Entropy (H) is calculated using the following formula:

H(X) = -∑P(x) * log₂P(x)

where X is a discrete random variable representing the set of possible outcomes, P(x) is the probability of each outcome x occurring, and the summation is taken over all possible outcomes. The logarithm is base 2, which means the unit of entropy is bits.

Entropy in Machine Learning

In machine learning, entropy is applied to measure the impurity or randomness of a dataset, particularly in the context of supervised learning. It is used in various applications, such as decision tree construction, feature selection, and calculating information gain.

Decision Trees

Decision trees are a popular machine learning algorithm used for both classification and regression tasks. The construction of an optimal decision tree involves selecting the best attribute or feature to split the data at each node. Entropy is used to measure the impurity of the data at each node, and the attribute with the highest information gain is selected for splitting.
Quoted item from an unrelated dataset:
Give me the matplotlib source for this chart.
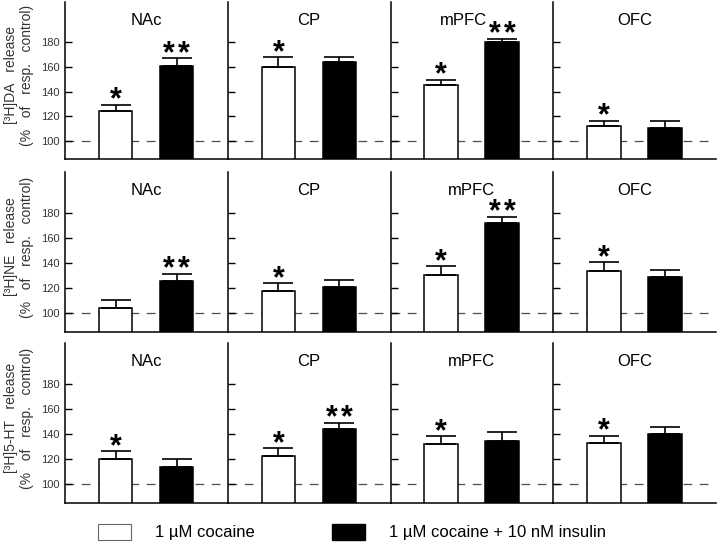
import numpy as np
import matplotlib
matplotlib.use('Agg')
import matplotlib.pyplot as plt
from matplotlib.patches import Patch

plt.rcParams['font.family'] = ['Liberation Sans', 'DejaVu Sans']

regions = ['NAc', 'CP', 'mPFC', 'OFC']
row_labels = [('[³H]DA   release', '(%   of   resp.   control)'),
              ('[³H]NE   release', '(%   of   resp.   control)'),
              ('[³H]5-HT   release', '(%   of   resp.   control)')]

# mean / error, rows = DA, NE, 5-HT
coc_mean = [[124, 160, 145, 112],
            [104, 118, 131, 134],
            [120, 123, 132, 133]]
coc_err = [[5, 8, 4.5, 4],
           [6.5, 6, 6.5, 7],
           [6.5, 6, 6.5, 6]]
ins_mean = [[161, 164, 180, 110],
            [126, 121, 172, 129],
            [114, 144, 135, 140]]
ins_err = [[6, 4.5, 3, 6],
           [5.5, 6, 5, 6],
           [6, 5, 7, 6]]
# significance marks: 1 = *, 2 = **
coc_sig = [[1, 1, 1, 1], [0, 1, 1, 1], [1, 1, 1, 1]]
ins_sig = [[2, 0, 2, 0], [2, 0, 2, 0], [0, 2, 0, 0]]

fig = plt.figure(figsize=(7.2, 5.44), dpi=100)

W, H = 720., 544.
col_left = 65.
col_w = (716. - 65.) / 4
rows_px = [(2, 159), (172, 332), (343, 503)]
bw = 0.55

for r in range(3):
    top, bot = rows_px[r]
    for c in range(4):
        ax = fig.add_axes([(col_left + c * col_w) / W, 1 - bot / H, col_w / W, (bot - top) / H])
        ax.axhline(100, color='#4d4d4d', lw=0.9, ls=(0, (7, 6)), zorder=0)
        ax.bar([1], [coc_mean[r][c]], width=bw, color='white', edgecolor='black', lw=1.1, zorder=2)
        ax.bar([2], [ins_mean[r][c]], width=bw, color='black', edgecolor='black', lw=1.1, zorder=2)
        ax.errorbar([1, 2], [coc_mean[r][c], ins_mean[r][c]],
                    yerr=[[0, 0], [coc_err[r][c], ins_err[r][c]]],
                    fmt='none', ecolor='black', elinewidth=1.2, capsize=11, capthick=1.2, zorder=3)
        # stars
        for x, m, e, s in [(1, coc_mean[r][c], coc_err[r][c], coc_sig[r][c]),
                           (2, ins_mean[r][c], ins_err[r][c], ins_sig[r][c])]:
            ytop = m + e
            if s == 1:
                ax.text(x, ytop - 3, '*', ha='center', va='baseline', fontsize=22, fontweight='bold')
            elif s == 2:
                for dx in (-0.125, 0.125):
                    ax.text(x + dx, ytop - 3, '*', ha='center', va='baseline', fontsize=22, fontweight='bold')
        tx = 0.45 if (r == 0 and c == 2) else 0.5
        ax.text(tx, 0.885, regions[c], transform=ax.transAxes, ha='center', va='center', fontsize=12)
        ax.set_xlim(0.17, 2.84)
        ax.set_ylim(85, 213)
        ax.set_yticks([100, 120, 140, 160, 180])
        ax.set_xticks([])
        ax.spines['top'].set_visible(False)
        ax.spines['right'].set_visible(False)
        ax.spines['left'].set_linewidth(1.1)
        ax.spines['bottom'].set_linewidth(1.1)
        ax.tick_params(axis='y', direction='in', length=5, width=1, labelsize=8, colors='black',
                       labelcolor='#333333', pad=4)
        if c > 0:
            ax.tick_params(axis='y', labelleft=False)
        else:
            l1, l2 = row_labels[r]
            yc = 1 - ((top + bot) / 2 - 5) / H
            fig.text(11 / W, yc, l1, rotation=90, ha='center', va='center', fontsize=10, color='#333333')
            fig.text(27 / W, yc, l2, rotation=90, ha='center', va='center', fontsize=10, color='#333333')

handles = [Patch(facecolor='white', edgecolor='#666666', lw=0.8),
           Patch(facecolor='black', edgecolor='black')]
fig.legend(handles, ['1 µM cocaine', '1 µM cocaine + 10 nM insulin'], loc='center',
           bbox_to_anchor=(0.489, 0.022), ncol=2, frameon=False, fontsize=12,
           handlelength=2.0, handleheight=1.08, handletextpad=1.45, columnspacing=4.6)

fig.savefig('out.png', dpi=100)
Information gain is calculated as the difference between the entropy before and after the split.

Feature Selection

Entropy can also be applied in feature selection, a process of selecting a subset of relevant features for constructing an effective machine learning model. By calculating the entropy of each feature with respect to the target variable, it is possible to rank the features based on their discriminative power. Features with low entropy are considered less informative and can be eliminated, resulting in a simpler and more interpretable model.

Explain Like I'm 5 (ELI5)

Entropy, in machine learning, is like trying to figure out how messy a room is. If the room is very messy and things are all mixed up, it has high entropy. If the room is clean and well-organized, it has low entropy. In machine learning, we use entropy to understand how mixed up or uncertain our data is. This helps us make better decisions and build smarter machines that can learn from the data.